### Directive
Exclude pictures. Extract exactly the lines from the one that contains "Reproduce this chart" down to the one that contains "from matplotlib.patches import Rectangle", both included.

--- START Supplied data ---

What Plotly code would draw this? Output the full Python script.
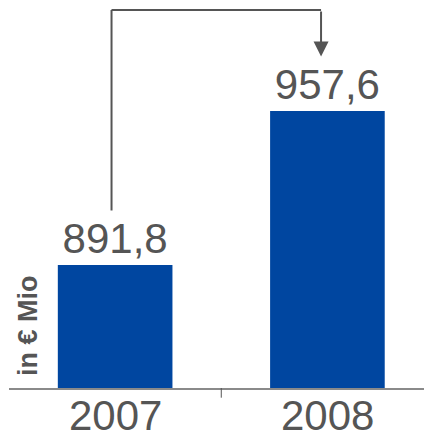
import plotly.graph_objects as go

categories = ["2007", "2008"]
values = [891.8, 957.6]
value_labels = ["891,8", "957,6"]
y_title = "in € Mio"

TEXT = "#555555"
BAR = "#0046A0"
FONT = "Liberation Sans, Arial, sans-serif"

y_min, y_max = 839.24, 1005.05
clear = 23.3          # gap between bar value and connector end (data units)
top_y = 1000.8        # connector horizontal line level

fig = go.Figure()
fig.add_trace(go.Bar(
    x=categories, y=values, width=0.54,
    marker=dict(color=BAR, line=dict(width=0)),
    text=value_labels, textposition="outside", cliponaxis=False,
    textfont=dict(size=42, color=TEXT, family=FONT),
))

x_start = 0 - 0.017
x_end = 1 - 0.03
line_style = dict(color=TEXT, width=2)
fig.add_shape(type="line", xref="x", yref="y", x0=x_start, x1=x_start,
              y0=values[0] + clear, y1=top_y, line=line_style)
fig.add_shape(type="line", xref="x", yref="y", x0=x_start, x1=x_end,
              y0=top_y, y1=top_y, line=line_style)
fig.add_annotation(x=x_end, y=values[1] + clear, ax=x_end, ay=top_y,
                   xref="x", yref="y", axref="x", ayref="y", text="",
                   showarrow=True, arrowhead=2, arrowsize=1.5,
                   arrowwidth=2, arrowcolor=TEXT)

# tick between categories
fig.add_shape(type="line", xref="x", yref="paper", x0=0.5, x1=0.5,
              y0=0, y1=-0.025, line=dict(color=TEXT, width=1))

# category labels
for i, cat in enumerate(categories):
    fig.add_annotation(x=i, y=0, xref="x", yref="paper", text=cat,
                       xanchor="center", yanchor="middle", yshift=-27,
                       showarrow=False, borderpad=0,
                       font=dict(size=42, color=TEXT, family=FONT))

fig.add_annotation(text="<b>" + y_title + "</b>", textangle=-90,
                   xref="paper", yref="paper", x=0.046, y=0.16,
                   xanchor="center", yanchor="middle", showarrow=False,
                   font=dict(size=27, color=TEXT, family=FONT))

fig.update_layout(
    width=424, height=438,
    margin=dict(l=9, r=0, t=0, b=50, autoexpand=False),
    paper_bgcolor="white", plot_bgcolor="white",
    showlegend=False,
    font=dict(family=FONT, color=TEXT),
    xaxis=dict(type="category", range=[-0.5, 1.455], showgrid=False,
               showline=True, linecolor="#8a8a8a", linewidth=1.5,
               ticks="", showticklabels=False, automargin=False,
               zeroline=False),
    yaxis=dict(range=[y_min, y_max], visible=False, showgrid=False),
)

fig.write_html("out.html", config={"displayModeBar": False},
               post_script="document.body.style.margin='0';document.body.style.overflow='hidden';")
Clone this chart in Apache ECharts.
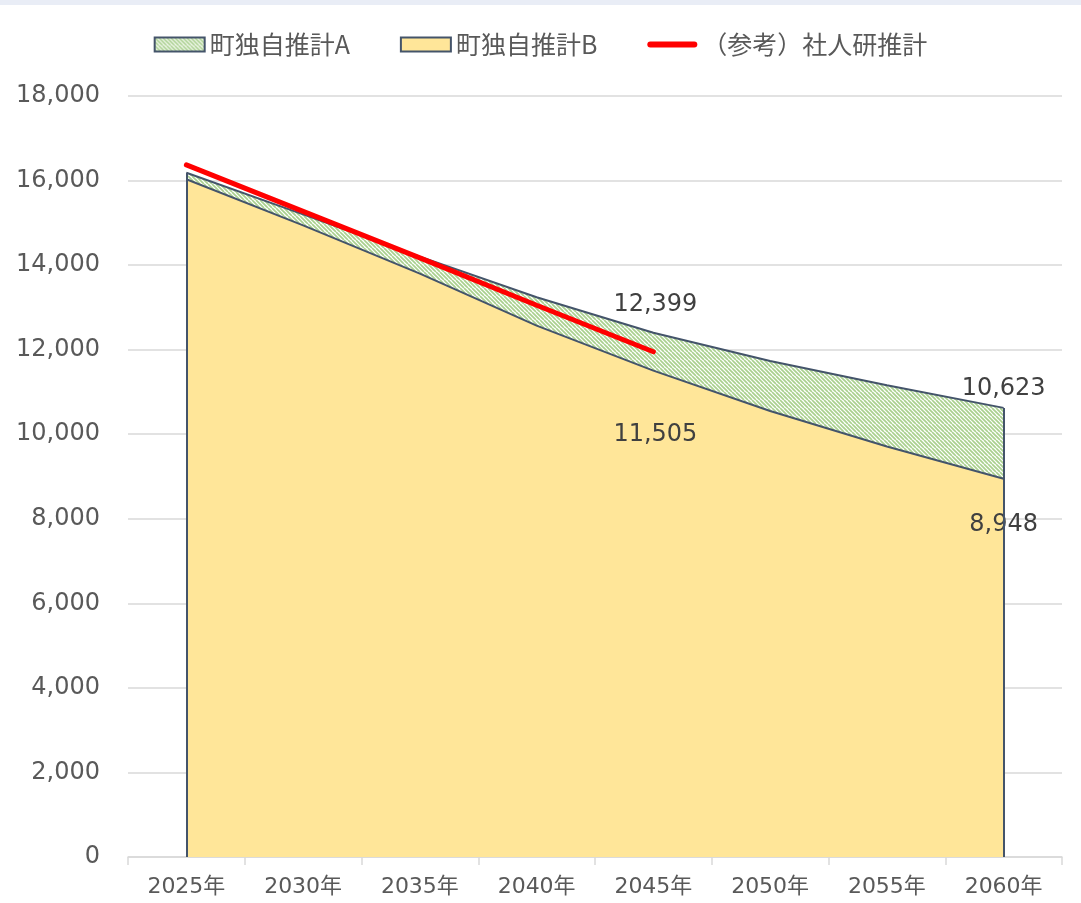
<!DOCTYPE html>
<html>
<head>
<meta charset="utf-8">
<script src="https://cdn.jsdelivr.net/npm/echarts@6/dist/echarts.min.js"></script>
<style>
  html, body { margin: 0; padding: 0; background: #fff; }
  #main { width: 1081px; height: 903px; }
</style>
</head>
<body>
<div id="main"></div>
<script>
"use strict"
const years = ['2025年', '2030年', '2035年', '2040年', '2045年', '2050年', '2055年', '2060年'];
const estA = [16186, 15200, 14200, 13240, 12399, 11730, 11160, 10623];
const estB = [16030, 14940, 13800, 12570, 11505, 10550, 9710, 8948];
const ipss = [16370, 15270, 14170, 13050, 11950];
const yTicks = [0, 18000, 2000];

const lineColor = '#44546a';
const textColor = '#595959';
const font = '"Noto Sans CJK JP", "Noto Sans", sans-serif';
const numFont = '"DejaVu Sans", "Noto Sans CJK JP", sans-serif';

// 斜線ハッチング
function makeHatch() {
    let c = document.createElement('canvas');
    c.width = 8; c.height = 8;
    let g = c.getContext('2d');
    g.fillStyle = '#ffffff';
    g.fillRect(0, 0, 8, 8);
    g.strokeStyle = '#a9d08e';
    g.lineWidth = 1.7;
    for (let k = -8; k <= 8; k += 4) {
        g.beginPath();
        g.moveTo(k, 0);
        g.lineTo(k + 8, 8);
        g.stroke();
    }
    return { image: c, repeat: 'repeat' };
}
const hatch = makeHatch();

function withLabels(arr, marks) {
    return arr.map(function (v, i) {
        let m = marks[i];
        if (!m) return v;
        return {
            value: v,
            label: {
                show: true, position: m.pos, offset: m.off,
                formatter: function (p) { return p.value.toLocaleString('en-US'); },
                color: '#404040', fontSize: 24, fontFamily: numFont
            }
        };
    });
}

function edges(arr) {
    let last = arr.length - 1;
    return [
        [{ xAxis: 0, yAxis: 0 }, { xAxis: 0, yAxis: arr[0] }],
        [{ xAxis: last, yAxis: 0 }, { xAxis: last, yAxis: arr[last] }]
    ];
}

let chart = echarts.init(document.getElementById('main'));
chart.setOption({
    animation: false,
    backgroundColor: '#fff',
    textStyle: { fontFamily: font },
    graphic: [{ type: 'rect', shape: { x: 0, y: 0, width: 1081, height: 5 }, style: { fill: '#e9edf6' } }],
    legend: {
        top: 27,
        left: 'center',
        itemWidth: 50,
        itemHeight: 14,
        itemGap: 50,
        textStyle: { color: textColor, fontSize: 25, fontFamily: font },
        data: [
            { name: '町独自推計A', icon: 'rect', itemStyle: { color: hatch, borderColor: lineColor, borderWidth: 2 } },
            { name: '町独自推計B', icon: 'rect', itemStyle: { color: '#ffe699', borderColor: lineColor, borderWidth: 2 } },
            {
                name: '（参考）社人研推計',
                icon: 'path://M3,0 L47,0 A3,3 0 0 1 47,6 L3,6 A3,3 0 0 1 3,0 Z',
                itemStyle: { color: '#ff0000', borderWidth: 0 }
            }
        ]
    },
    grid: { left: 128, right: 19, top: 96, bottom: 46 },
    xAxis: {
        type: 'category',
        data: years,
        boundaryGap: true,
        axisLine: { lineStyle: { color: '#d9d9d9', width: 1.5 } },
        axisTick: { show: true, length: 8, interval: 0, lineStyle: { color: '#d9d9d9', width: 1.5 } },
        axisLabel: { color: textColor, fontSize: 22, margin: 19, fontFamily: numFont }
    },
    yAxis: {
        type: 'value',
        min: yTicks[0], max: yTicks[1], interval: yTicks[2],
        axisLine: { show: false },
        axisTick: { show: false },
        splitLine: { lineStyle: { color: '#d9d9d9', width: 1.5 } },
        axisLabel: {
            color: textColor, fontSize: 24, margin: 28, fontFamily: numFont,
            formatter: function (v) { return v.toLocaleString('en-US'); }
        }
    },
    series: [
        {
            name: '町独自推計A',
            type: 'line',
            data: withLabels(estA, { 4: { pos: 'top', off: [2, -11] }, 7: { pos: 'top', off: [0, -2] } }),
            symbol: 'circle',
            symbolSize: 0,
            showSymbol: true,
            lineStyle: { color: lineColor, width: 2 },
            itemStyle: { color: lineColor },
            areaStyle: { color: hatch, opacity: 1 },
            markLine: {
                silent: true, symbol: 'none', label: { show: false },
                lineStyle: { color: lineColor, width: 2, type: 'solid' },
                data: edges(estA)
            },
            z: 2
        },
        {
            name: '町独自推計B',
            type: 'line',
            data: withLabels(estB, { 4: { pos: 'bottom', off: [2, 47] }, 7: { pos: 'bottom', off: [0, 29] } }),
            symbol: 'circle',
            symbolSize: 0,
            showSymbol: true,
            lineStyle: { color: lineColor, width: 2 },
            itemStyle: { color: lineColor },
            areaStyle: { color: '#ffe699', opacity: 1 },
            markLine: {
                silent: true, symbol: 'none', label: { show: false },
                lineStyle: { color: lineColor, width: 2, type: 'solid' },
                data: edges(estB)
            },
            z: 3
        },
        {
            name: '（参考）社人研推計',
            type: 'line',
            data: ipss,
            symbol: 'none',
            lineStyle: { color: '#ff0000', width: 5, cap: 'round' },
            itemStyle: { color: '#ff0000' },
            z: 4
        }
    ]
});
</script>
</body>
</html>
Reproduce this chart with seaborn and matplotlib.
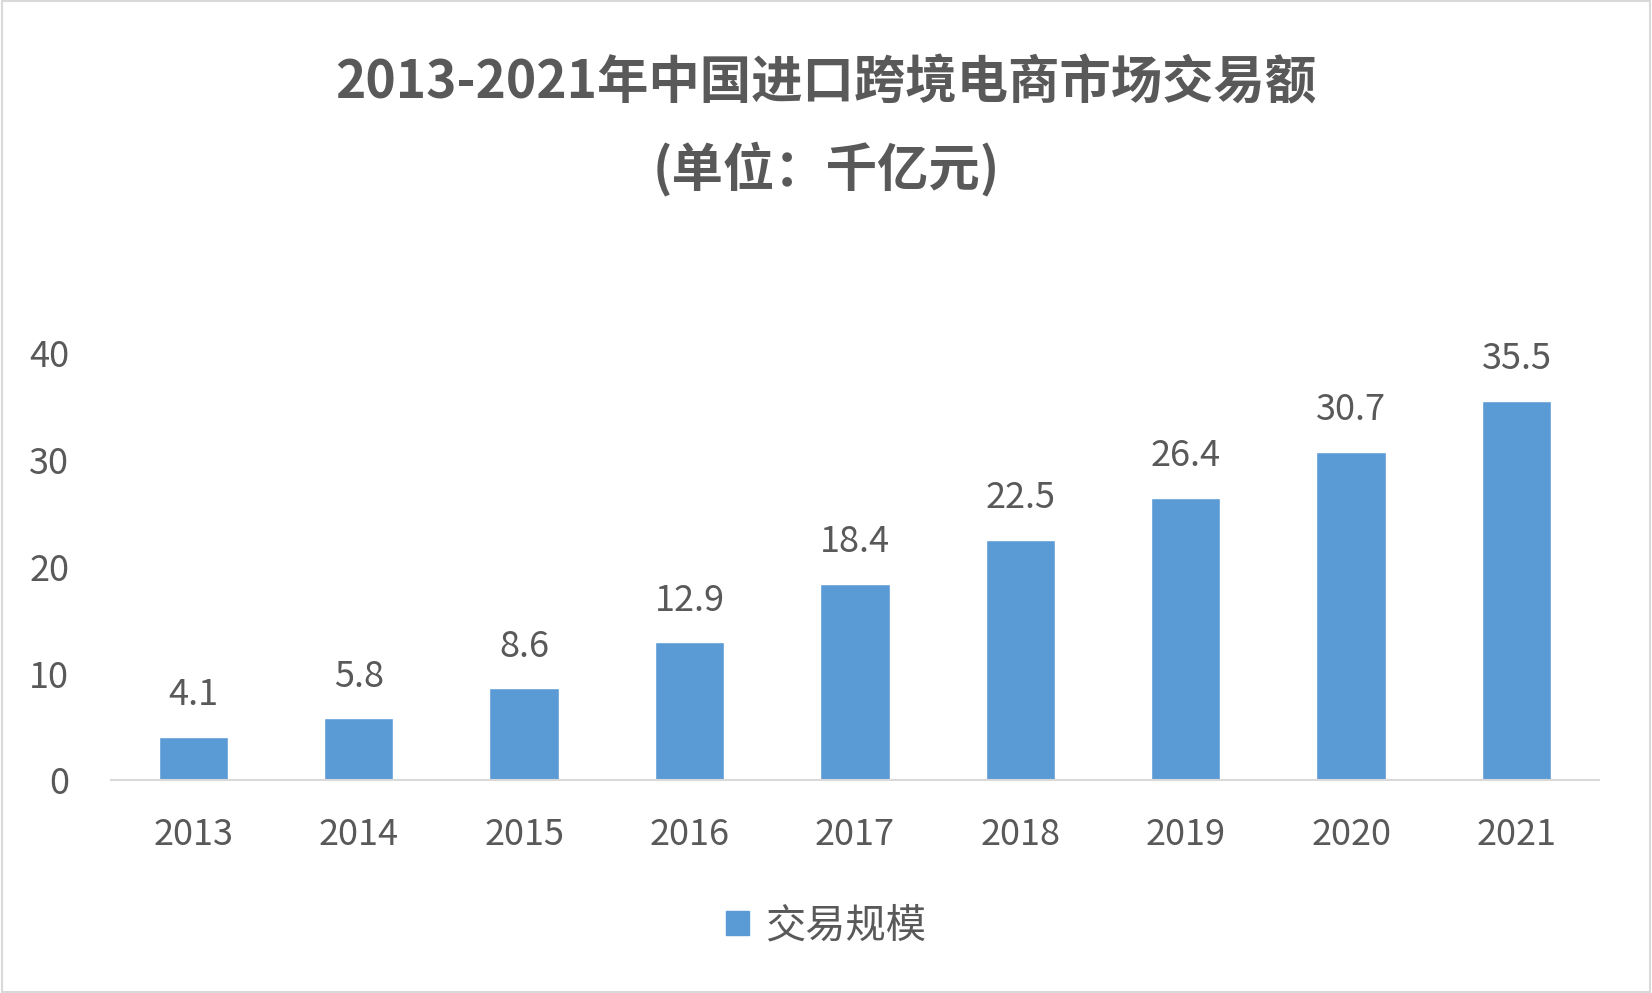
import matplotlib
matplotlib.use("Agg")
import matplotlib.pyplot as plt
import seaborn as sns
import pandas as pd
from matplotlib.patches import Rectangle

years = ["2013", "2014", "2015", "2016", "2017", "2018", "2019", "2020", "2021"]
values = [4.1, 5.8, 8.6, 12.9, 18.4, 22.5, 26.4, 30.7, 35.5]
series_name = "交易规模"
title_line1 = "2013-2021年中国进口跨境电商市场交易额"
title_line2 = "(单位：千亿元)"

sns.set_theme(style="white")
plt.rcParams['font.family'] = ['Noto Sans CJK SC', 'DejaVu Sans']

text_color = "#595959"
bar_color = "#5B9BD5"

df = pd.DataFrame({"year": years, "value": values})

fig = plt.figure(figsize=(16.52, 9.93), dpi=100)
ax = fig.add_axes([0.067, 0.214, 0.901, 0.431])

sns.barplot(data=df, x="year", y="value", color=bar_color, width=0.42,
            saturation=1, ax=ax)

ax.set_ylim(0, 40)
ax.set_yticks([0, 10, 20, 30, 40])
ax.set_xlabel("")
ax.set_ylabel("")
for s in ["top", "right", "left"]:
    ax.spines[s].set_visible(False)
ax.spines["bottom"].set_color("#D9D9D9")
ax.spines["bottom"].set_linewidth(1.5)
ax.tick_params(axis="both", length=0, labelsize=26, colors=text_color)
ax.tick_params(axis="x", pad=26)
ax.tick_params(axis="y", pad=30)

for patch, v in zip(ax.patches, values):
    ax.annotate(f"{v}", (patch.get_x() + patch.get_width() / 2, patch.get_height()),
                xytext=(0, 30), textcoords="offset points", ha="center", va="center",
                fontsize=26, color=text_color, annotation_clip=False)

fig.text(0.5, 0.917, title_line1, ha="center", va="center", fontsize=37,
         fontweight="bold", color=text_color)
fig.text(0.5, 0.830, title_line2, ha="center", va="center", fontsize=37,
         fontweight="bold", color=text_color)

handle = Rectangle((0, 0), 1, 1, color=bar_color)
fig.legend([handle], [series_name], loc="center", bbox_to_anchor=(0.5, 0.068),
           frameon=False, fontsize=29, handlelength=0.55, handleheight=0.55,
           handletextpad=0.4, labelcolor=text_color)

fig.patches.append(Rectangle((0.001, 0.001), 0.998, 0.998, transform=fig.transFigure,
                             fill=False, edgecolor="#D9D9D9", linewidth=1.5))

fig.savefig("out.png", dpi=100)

--- END Supplied data ---

### Response to the task
Reproduce this chart with seaborn and matplotlib.
import matplotlib
matplotlib.use("Agg")
import matplotlib.pyplot as plt
import seaborn as sns
import pandas as pd
from matplotlib.patches import Rectangle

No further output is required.